By Gen. Craig R. McKinley - 05/24/11 10:41 PM EDT
It’s hard to believe another Memorial Day is here. It seems that in today’s world, time rushes by and before we know it, we’ve come full circle.
Another case in point — nearly 10 years has passed since September 11, 2001. Surely all of us remember where we were and what we were doing on that fateful morning. It’s hard to believe almost 10 years have come and gone.
But volunteering is the DNA upon which the National Guard was founded. For almost 375 years, indeed since 1636, when citizens of the colonies laid down their plows and picked up their muskets to protect their fellow citizens, America’s National Guard has been there. We have never missed the call.
In today’s wars, our Soldiers and Airmen contribute mightily. The wars in Iraq and Afghanistan have taken a great toll. Some 6,000 members of our armed forces have given their lives. As I write this, more than 650 citizen-Soldiers and -Airmen from the National Guard have perished since 9/11.
Your National Guard has undergone an historic transformation over the last 10 years, becoming today what can only be referred to as a national treasure.
What the nation has now in its National Guard is the best trained, best equipped and most experienced Guard ever. We have become an operational force with myriad capabilities that span the full spectrum of military operations. And, we still maintain our community-based perspective, responding to help our fellow citizens in time of need here at home.
This is somewhat different from the National Guard people may remember from 10 or more years ago. In those days, resources were not focused in the same way as they are today.

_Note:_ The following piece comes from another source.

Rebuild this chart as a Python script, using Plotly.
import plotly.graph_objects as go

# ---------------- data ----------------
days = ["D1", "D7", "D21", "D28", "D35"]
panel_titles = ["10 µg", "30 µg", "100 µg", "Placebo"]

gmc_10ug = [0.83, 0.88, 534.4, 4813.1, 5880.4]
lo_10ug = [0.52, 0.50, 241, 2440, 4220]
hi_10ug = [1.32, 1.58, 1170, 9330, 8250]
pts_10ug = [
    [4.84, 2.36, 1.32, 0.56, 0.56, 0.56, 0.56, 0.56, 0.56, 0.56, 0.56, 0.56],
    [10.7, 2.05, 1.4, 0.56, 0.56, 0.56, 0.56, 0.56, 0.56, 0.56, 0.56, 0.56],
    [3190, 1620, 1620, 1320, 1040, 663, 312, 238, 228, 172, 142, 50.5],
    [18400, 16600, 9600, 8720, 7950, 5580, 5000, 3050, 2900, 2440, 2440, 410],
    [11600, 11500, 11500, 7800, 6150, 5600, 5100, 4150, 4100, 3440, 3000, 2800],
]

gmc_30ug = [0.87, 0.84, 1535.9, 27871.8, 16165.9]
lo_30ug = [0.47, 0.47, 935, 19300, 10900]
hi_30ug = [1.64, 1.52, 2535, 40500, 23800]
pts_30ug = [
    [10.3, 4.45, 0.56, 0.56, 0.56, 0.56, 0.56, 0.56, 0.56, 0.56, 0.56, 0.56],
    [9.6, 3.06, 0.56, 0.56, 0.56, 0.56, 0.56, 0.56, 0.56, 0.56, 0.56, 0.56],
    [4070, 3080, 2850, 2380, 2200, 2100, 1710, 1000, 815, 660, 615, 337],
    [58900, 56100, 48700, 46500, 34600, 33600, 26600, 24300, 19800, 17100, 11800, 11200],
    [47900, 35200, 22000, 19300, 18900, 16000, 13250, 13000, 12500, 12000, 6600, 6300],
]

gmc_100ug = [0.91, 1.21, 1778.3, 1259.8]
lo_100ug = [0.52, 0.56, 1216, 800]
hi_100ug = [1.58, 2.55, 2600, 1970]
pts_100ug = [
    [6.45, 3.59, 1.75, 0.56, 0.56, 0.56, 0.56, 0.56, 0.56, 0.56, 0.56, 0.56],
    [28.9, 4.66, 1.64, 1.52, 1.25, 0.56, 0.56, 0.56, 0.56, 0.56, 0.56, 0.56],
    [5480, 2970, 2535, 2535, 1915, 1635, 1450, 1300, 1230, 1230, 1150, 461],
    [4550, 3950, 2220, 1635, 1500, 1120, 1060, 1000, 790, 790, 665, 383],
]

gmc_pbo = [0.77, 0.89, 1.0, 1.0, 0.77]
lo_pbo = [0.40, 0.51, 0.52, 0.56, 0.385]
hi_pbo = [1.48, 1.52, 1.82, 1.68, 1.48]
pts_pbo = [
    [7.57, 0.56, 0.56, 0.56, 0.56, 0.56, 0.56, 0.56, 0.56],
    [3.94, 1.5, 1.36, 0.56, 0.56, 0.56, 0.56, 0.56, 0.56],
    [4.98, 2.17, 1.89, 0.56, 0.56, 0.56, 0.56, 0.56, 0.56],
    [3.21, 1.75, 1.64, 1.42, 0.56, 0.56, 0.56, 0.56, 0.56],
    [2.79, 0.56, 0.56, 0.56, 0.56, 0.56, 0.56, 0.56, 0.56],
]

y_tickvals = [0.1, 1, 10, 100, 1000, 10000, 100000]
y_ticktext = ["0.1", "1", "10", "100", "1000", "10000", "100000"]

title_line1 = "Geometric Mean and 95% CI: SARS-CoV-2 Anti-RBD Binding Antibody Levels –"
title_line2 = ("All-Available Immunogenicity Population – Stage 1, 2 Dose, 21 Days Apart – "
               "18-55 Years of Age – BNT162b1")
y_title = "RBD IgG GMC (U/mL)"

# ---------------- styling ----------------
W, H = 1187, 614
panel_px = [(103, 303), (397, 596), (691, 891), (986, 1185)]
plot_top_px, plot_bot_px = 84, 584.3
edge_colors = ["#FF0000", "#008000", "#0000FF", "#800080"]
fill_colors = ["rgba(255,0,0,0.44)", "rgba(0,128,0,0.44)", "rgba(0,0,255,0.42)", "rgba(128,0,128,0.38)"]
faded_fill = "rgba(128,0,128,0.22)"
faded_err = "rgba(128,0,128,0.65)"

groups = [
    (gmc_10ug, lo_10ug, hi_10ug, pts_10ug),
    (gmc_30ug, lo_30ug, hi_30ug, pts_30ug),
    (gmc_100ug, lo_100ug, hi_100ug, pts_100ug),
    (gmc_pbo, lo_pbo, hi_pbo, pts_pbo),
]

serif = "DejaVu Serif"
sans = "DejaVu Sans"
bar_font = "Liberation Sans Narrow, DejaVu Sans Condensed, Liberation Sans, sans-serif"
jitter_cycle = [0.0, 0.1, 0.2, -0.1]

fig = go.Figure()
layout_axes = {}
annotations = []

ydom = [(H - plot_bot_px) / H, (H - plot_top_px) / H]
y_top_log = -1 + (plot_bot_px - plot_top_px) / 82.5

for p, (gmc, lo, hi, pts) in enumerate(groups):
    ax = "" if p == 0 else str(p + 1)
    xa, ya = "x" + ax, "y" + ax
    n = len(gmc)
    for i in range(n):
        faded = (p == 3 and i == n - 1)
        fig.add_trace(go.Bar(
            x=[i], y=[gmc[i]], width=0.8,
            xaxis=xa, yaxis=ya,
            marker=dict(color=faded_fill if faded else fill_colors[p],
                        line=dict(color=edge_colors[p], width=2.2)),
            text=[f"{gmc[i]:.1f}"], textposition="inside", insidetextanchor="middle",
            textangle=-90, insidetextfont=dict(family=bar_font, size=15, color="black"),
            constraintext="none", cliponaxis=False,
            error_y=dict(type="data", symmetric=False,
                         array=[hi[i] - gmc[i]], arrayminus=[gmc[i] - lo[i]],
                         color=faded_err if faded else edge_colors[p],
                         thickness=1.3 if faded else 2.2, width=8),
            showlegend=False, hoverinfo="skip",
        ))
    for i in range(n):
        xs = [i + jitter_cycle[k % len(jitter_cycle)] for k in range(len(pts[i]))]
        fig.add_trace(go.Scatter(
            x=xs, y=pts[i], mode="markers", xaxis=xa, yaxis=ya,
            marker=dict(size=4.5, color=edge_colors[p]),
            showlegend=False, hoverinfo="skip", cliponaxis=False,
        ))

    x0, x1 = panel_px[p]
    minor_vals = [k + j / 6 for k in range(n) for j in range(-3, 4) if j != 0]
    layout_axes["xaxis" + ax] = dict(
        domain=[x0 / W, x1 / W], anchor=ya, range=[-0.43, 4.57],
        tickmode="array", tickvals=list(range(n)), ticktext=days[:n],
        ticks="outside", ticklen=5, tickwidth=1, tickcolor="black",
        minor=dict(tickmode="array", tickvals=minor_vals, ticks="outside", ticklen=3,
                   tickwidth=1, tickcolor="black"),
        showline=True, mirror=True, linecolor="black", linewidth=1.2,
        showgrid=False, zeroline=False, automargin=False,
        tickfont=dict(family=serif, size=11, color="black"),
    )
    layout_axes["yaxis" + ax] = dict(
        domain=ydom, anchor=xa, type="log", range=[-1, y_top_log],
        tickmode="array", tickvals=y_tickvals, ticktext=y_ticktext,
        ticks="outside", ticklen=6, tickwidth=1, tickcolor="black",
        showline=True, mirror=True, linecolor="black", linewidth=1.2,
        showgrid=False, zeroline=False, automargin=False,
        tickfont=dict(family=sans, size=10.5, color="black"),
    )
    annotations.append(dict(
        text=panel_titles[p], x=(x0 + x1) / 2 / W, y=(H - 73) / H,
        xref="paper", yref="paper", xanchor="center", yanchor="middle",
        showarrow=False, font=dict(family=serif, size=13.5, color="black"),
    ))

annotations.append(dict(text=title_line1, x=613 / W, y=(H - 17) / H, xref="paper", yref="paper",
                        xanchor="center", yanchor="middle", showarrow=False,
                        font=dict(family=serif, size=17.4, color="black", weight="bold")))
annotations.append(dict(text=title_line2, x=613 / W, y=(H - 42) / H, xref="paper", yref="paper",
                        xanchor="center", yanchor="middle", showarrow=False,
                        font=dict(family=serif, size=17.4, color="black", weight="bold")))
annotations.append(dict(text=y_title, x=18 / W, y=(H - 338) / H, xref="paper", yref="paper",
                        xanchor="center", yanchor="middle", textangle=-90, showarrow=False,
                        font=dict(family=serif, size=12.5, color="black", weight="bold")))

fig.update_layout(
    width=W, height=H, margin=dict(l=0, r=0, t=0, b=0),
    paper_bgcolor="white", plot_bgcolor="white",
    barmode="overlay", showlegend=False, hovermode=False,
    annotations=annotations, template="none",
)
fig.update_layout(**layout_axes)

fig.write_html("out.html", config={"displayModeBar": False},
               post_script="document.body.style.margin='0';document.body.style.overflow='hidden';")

Now, it’s an entirely different story. Our country relies on, even at times depends on, the proven skills and abilities of our National Guard Soldiers and Airmen, and resources it with that in mind.
As the landscape of tomorrow stretches out before our nation, I believe we must take to the task of considering what the Guard of the future might look like.
The country will most certainly expect us to continue to be ready, trained and capable, just as we have been for the better part of the last 10 years. But, resources are precious. I know decisions about the Guard of the future won’t be taken lightly, and I’m looking forward to being part of the process.
Perhaps, more importantly, focusing on the Guard’s future is the best way to honor all of our fallen. These brave men and women did more for our country than pay the ultimate sacrifice. They led the way through the creation of our nation.
They fought and died in the Civil War, WWI, WWII, Korea, Vietnam, the first Gulf War and more. They broke out of the Cold War mindset, led the way through this decade-long transformation, and helped shape this 21st-century National Guard, which is unlike any other in our history. What a wonderful legacy. What a tremendous value to America.
Memorial Day has roots that go back to a time when summers were for planting crops and tending fields rather than for vacation planning. I certainly don’t have to tell Americans that Memorial Day is far more than the beginning of summer.
Simply put, Memorial Day is set aside to remember those who have given their lives for our nation.
We can ill afford to forget our fallen or their sacrifices. Honoring them should not simply be a function of our thoughts but can and should be manifested through our deeds throughout the year.
As you reflect on this Memorial Day, I ask each of you to remember all who have given their lives serving our great nation through the course of our history. They are all — each and every one — heroes. And, please remember their families. Wish for them comfort amid their grief.
McKinley is chief of the National Guard Bureau.